Rows from a dataset of charts and code
——————————

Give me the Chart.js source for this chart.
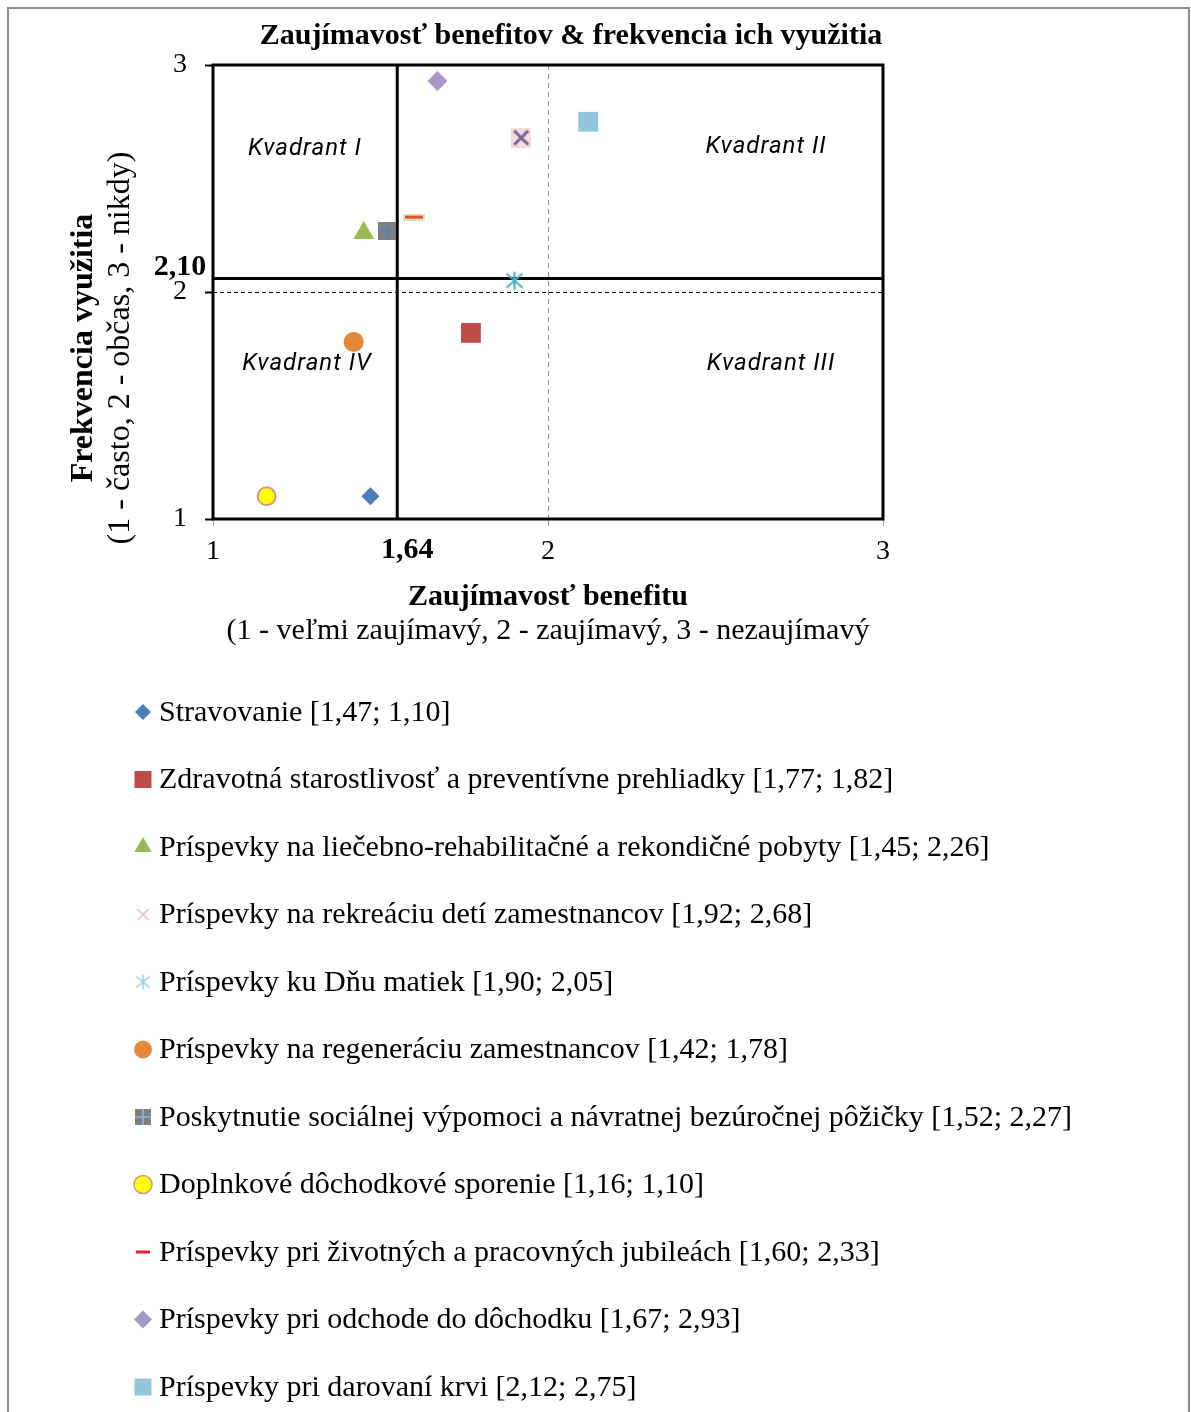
<!DOCTYPE html>
<html><head><meta charset="utf-8">
<script src="https://cdn.jsdelivr.net/npm/chart.js@4.4.0/dist/chart.umd.min.js"></script>
<style>
html,body{margin:0;padding:0;background:#fff;}
canvas{display:block;}
</style>
</head><body>
<canvas id="c" width="1191" height="1412" style="width:1191px;height:1412px"></canvas>
<script>
// ---------- DATA ----------
const chartTitle = "Zaujímavosť benefitov & frekvencia ich využitia";
const xTitleLines = ["Zaujímavosť benefitu", "(1 - veľmi zaujímavý, 2 - zaujímavý, 3 - nezaujímavý"];
const yTitleLines = ["Frekvencia využitia", "(1 - často, 2 - občas, 3 - nikdy)"];
const benefitNames = [
  "Stravovanie",
  "Zdravotná starostlivosť a preventívne prehliadky",
  "Príspevky na liečebno-rehabilitačné a rekondičné pobyty",
  "Príspevky na rekreáciu detí zamestnancov",
  "Príspevky ku Dňu matiek",
  "Príspevky na regeneráciu zamestnancov",
  "Poskytnutie sociálnej výpomoci a návratnej bezúročnej pôžičky",
  "Doplnkové dôchodkové sporenie",
  "Príspevky pri životných a pracovných jubileách",
  "Príspevky pri odchode do dôchodku",
  "Príspevky pri darovaní krvi"
];
const interestValues  = [1.47, 1.77, 1.45, 1.92, 1.90, 1.42, 1.52, 1.16, 1.60, 1.67, 2.12];
const frequencyValues = [1.10, 1.82, 2.26, 2.68, 2.05, 1.78, 2.27, 1.10, 2.33, 2.93, 2.75];
const xTickValues = [1, 2, 3];
const yTickValues = [1, 2, 3];
const quadrantLineX = [1.55];
const quadrantLineY = [2.06];
const quadrantLineXLabel = "1,64";
const quadrantLineYLabel = "2,10";
const quadrantNames = ["Kvadrant I", "Kvadrant II", "Kvadrant III", "Kvadrant IV"];

// ---------- STYLES ----------
const fmt = v => v.toFixed(2).replace('.', ',');
const legendLabels = benefitNames.map((n, i) => n + " [" + fmt(interestValues[i]) + "; " + fmt(frequencyValues[i]) + "]");

function makeImg(w, h, draw) {
  const c = document.createElement('canvas');
  c.width = w; c.height = h;
  draw(c.getContext('2d'), w, h);
  return c;
}
function drawXMark(g, w, h, bg, fg, lw) {
  if (bg) { g.fillStyle = bg; g.fillRect(0, 0, w, h); }
  g.strokeStyle = fg; g.lineWidth = lw; g.lineCap = 'butt';
  g.beginPath(); g.moveTo(3, 3); g.lineTo(w - 3, h - 3); g.moveTo(w - 3, 3); g.lineTo(3, h - 3); g.stroke();
}
function drawAsterisk(g, w, h, fg, lw) {
  g.strokeStyle = fg; g.lineWidth = lw;
  g.beginPath();
  g.moveTo(w / 2, 1); g.lineTo(w / 2, h - 1);
  g.moveTo(2, 3); g.lineTo(w - 2, h - 3);
  g.moveTo(w - 2, 3); g.lineTo(2, h - 3);
  g.stroke();
}
function drawPlusSquare(g, w, h, bg, fg) {
  g.fillStyle = bg; g.fillRect(0, 0, w, h);
  g.strokeStyle = fg; g.lineWidth = 1.5;
  g.beginPath(); g.moveTo(w / 2, 0); g.lineTo(w / 2, h); g.moveTo(0, h / 2); g.lineTo(w, h / 2); g.stroke();
}
function drawDash(g, w, h, bg, fg) {
  if (bg) { g.fillStyle = bg; g.fillRect(0, 0, w, h); }
  g.fillStyle = fg; g.fillRect(2, h / 2 - 1.5, w - 4, 3);
}

const plotMarks = [
  {ps: 'rectRot', r: 9, bg: '#4A7EBB', bc: '#4A7EBB'},
  {ps: 'rect', r: 14, bg: '#BE4B48', bc: '#BE4B48'},
  {ps: 'triangle', r: 12, bg: '#98B954', bc: '#98B954'},
  {ps: makeImg(20, 20, (g, w, h) => drawXMark(g, w, h, '#F2DCDB', '#7D60A0', 3))},
  {ps: makeImg(20, 20, (g, w, h) => drawAsterisk(g, w, h, '#4BACC6', 2))},
  {ps: 'circle', r: 10, bg: '#E6873A', bc: '#E6873A'},
  {ps: makeImg(18, 18, (g, w, h) => drawPlusSquare(g, w, h, '#7F7F7F', '#4F81BD'))},
  {ps: 'circle', r: 9, bg: '#FFFF00', bc: '#D99594', bw: 2},
  {ps: makeImg(22, 7, (g, w, h) => drawDash(g, w, h, '#D7E4BD', '#E8502A'))},
  {ps: 'rectRot', r: 10, bg: '#A597C6', bc: '#A597C6'},
  {ps: 'rect', r: 14, bg: '#93C6D8', bc: '#93C6D8'}
];
const legendMarks = [
  {ps: 'rectRot', r: 8, bg: '#4A7EBB'},
  {ps: 'rect', r: 12, bg: '#BE4B48'},
  {ps: 'triangle', r: 10, bg: '#98B954'},
  {ps: makeImg(17, 17, (g, w, h) => drawXMark(g, w, h, null, '#E6B9B8', 1.5))},
  {ps: makeImg(17, 17, (g, w, h) => drawAsterisk(g, w, h, '#93CDDD', 1.5))},
  {ps: 'circle', r: 9, bg: '#E6873A'},
  {ps: makeImg(16, 16, (g, w, h) => drawPlusSquare(g, w, h, '#7F7F7F', '#8EB4E3'))},
  {ps: 'circle', r: 9, bg: '#FFFF00', bc: '#D99594', bw: 1.5},
  {ps: makeImg(18, 5, (g, w, h) => drawDash(g, w, h, null, '#E8202A'))},
  {ps: 'rectRot', r: 9, bg: '#A597C6'},
  {ps: 'rect', r: 12, bg: '#93C6D8'}
];

const SERIF = '"Liberation Serif", "Times New Roman", serif';

// ---------- DATASETS ----------
const datasets = benefitNames.map((n, i) => ({
  label: legendLabels[i],
  data: [{x: interestValues[i], y: frequencyValues[i]}],
  pointStyle: plotMarks[i].ps,
  pointRadius: plotMarks[i].r || 9,
  pointHoverRadius: plotMarks[i].r || 9,
  backgroundColor: plotMarks[i].bg || '#000',
  borderColor: plotMarks[i].bc || 'rgba(0,0,0,0)',
  borderWidth: plotMarks[i].bw || 0
}));

// ---------- PLUGINS ----------
const framePlugin = {
  id: 'frame',
  beforeDatasetsDraw(chart) {
    const {ctx, chartArea: a, scales} = chart;
    ctx.save();
    ctx.strokeStyle = '#000';
    ctx.lineWidth = 3;
    quadrantLineX.forEach(v => {
      const px = scales.x.getPixelForValue(v);
      ctx.beginPath(); ctx.moveTo(px, a.top); ctx.lineTo(px, a.bottom); ctx.stroke();
    });
    quadrantLineY.forEach(v => {
      const py = scales.y.getPixelForValue(v);
      ctx.beginPath(); ctx.moveTo(a.left, py); ctx.lineTo(a.right, py); ctx.stroke();
    });
    ctx.strokeRect(a.left, a.top, a.right - a.left, a.bottom - a.top);
    ctx.restore();
  },
  afterDraw(chart) {
    const {ctx, chartArea: a, scales} = chart;
    ctx.save();
    ctx.strokeStyle = '#8c8c8c'; ctx.lineWidth = 2;
    ctx.strokeRect(8, 8, 1181, 1430);
    ctx.fillStyle = '#000';
    ctx.textAlign = 'center'; ctx.textBaseline = 'middle';
    // title
    ctx.font = 'bold 30px ' + SERIF;
    ctx.fillText(chartTitle, a.left + 358, 36);
    // x title
    const cx = (a.left + a.right) / 2;
    ctx.font = 'bold 30px ' + SERIF;
    ctx.fillText(xTitleLines[0], cx, a.bottom + 78);
    ctx.font = '30px ' + SERIF;
    ctx.fillText(xTitleLines[1], cx, a.bottom + 112);
    // y title
    const cy = (a.top + a.bottom) / 2 + 56;
    ctx.save();
    ctx.translate(84, cy); ctx.rotate(-Math.PI / 2);
    ctx.font = 'bold 32px ' + SERIF;
    ctx.fillText(yTitleLines[0], 0, 0);
    ctx.restore();
    ctx.save();
    ctx.translate(121, cy); ctx.rotate(-Math.PI / 2);
    ctx.font = '32px ' + SERIF;
    ctx.fillText(yTitleLines[1], 0, 0);
    ctx.restore();
    // quadrant line labels
    ctx.font = 'bold 30px ' + SERIF;
    ctx.fillText(quadrantLineXLabel, scales.x.getPixelForValue(quadrantLineX[0]) + 10, a.bottom + 31);
    ctx.fillText(quadrantLineYLabel, a.left - 33, scales.y.getPixelForValue(quadrantLineY[0]) - 11);
    // quadrant names
    ctx.font = 'italic 24px Roboto, "Open Sans", sans-serif';
    try { ctx.letterSpacing = '1px'; } catch (e) {}
    const qpos = [[a.left + 92, a.top + 84], [a.left + 553, a.top + 82], [a.left + 558, a.top + 299], [a.left + 94, a.top + 299]];
    quadrantNames.forEach((q, i) => ctx.fillText(q, qpos[i][0], qpos[i][1]));
    try { ctx.letterSpacing = '0px'; } catch (e) {}
    // legend
    ctx.textAlign = 'left';
    ctx.font = '30px ' + SERIF;
    legendLabels.forEach((lab, i) => {
      const y = 712 + i * 67.5;
      const m = legendMarks[i];
      ctx.fillStyle = m.bg || '#000';
      ctx.strokeStyle = m.bc || 'rgba(0,0,0,0)';
      ctx.lineWidth = m.bw || 0;
      Chart.helpers.drawPoint(ctx, {pointStyle: m.ps, radius: m.r || 8, rotation: 0, borderWidth: m.bw || 0}, 143, y);
      ctx.fillStyle = '#000';
      ctx.fillText(lab, 159, y + 1);
    });
    ctx.restore();
  }
};

// ---------- CHART ----------
new Chart(document.getElementById('c'), {
  type: 'scatter',
  data: {datasets},
  options: {
    responsive: false,
    animation: false,
    devicePixelRatio: 1,
    layout: {padding: {left: 0, top: 65, right: 308, bottom: 1412 - 519 - 60}},
    plugins: {legend: {display: false}, tooltip: {enabled: false}, title: {display: false}},
    scales: {
      x: {
        type: 'linear', min: 1, max: 3,
        afterFit: s => { s.height = 60; },
        afterBuildTicks: s => { s.ticks = xTickValues.map(v => ({value: v})); },
        ticks: {color: '#000', font: {family: SERIF, size: 28}, padding: 9, maxRotation: 0},
        grid: {
          color: c => (c.tick && c.tick.value === 2) ? '#8c8c8c' : 'rgba(0,0,0,0)',
          lineWidth: 1, tickLength: 7, tickColor: '#a0a0a0', tickWidth: 1
        },
        border: {display: false, dash: [5, 4]}
      },
      y: {
        type: 'linear', min: 1, max: 3,
        afterFit: s => { s.width = 213; },
        afterBuildTicks: s => { s.ticks = yTickValues.map(v => ({value: v})); },
        ticks: {color: '#000', font: {family: SERIF, size: 28}, padding: 18},
        grid: {
          color: c => (c.tick && c.tick.value === 2) ? '#000' : 'rgba(0,0,0,0)',
          lineWidth: 1, tickLength: 8, tickColor: '#000', tickWidth: 2
        },
        border: {display: false, dash: [4, 3]}
      }
    }
  },
  plugins: [framePlugin]
});
</script>
</body></html>
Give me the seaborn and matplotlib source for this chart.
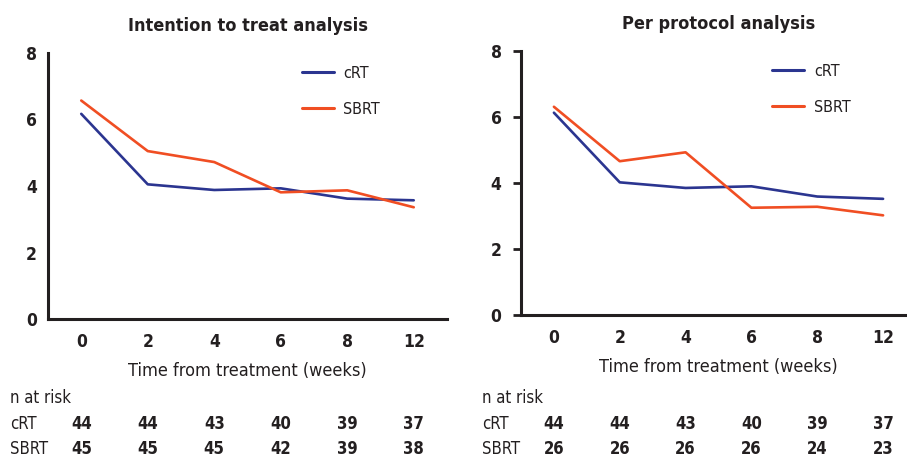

——————————

> _Short problem_:
Go over the records above line by line and count those holding the word "this". Reply only with the number.

> _Response to the task_:
2